▶ **SUPPLIED DATA**

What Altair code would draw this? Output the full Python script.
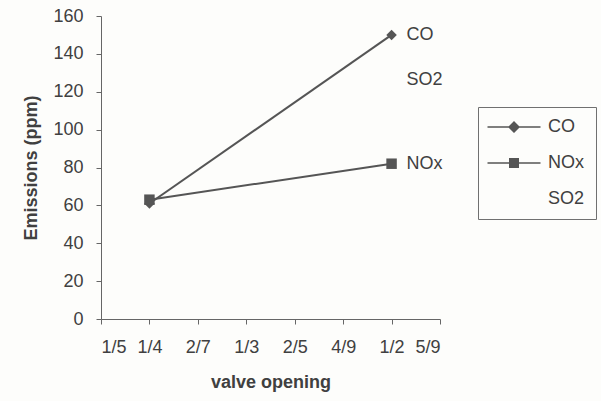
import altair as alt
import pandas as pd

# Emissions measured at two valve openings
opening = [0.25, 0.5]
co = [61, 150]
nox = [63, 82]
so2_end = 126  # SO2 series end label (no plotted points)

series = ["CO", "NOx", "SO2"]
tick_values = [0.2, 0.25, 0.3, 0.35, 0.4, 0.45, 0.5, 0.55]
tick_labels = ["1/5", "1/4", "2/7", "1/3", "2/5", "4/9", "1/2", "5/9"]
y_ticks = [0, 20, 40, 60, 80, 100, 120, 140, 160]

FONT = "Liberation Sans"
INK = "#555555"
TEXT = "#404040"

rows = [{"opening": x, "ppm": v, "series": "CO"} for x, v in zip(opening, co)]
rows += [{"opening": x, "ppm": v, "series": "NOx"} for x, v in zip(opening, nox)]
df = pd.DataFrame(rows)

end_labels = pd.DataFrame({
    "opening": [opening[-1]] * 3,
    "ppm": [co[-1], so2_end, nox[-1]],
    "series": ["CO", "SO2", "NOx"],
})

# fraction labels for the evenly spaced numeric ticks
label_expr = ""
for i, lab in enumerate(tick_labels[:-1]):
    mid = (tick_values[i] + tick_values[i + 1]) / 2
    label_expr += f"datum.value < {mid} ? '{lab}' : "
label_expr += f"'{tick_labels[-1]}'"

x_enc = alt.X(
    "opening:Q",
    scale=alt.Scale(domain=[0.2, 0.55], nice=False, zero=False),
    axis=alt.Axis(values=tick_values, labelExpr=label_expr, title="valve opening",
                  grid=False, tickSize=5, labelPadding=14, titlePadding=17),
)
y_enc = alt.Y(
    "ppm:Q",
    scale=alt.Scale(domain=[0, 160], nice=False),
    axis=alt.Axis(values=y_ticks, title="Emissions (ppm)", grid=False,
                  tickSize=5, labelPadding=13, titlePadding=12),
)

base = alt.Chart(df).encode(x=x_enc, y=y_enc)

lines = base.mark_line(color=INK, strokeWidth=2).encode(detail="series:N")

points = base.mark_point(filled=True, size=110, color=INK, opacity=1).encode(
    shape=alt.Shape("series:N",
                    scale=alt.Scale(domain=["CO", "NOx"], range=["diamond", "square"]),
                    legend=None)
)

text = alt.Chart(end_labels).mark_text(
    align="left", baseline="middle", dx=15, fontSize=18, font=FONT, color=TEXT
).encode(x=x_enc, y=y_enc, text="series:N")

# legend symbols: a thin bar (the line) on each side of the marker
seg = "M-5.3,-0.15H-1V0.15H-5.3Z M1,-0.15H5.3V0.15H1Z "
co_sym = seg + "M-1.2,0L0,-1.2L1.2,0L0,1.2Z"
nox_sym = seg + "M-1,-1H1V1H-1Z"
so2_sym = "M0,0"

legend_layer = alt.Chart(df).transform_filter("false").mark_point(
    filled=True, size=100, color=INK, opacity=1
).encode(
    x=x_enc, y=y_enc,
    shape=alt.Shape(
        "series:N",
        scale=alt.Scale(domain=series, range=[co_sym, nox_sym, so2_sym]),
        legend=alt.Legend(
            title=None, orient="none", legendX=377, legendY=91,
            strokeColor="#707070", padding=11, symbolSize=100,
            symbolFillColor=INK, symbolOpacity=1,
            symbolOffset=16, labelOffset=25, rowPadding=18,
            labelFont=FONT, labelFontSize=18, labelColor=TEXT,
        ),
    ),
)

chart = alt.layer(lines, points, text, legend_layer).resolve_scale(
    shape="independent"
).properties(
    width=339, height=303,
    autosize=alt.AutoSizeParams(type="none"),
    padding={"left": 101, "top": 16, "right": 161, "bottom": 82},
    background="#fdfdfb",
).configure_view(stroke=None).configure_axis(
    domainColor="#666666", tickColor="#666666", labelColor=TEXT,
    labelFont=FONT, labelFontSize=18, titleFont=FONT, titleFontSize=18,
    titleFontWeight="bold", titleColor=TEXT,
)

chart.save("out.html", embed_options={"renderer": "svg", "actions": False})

▶ **WHAT THE TASK REQUIRES**
Repeat the listing above exactly from its first line to the line containing "so2_end = 126", both included, and omit the pictures.

▶ **RESPONSE FOR THIS EXERCISE**
What Altair code would draw this? Output the full Python script.
import altair as alt
import pandas as pd

# Emissions measured at two valve openings
opening = [0.25, 0.5]
co = [61, 150]
nox = [63, 82]
so2_end = 126  # SO2 series end label (no plotted points)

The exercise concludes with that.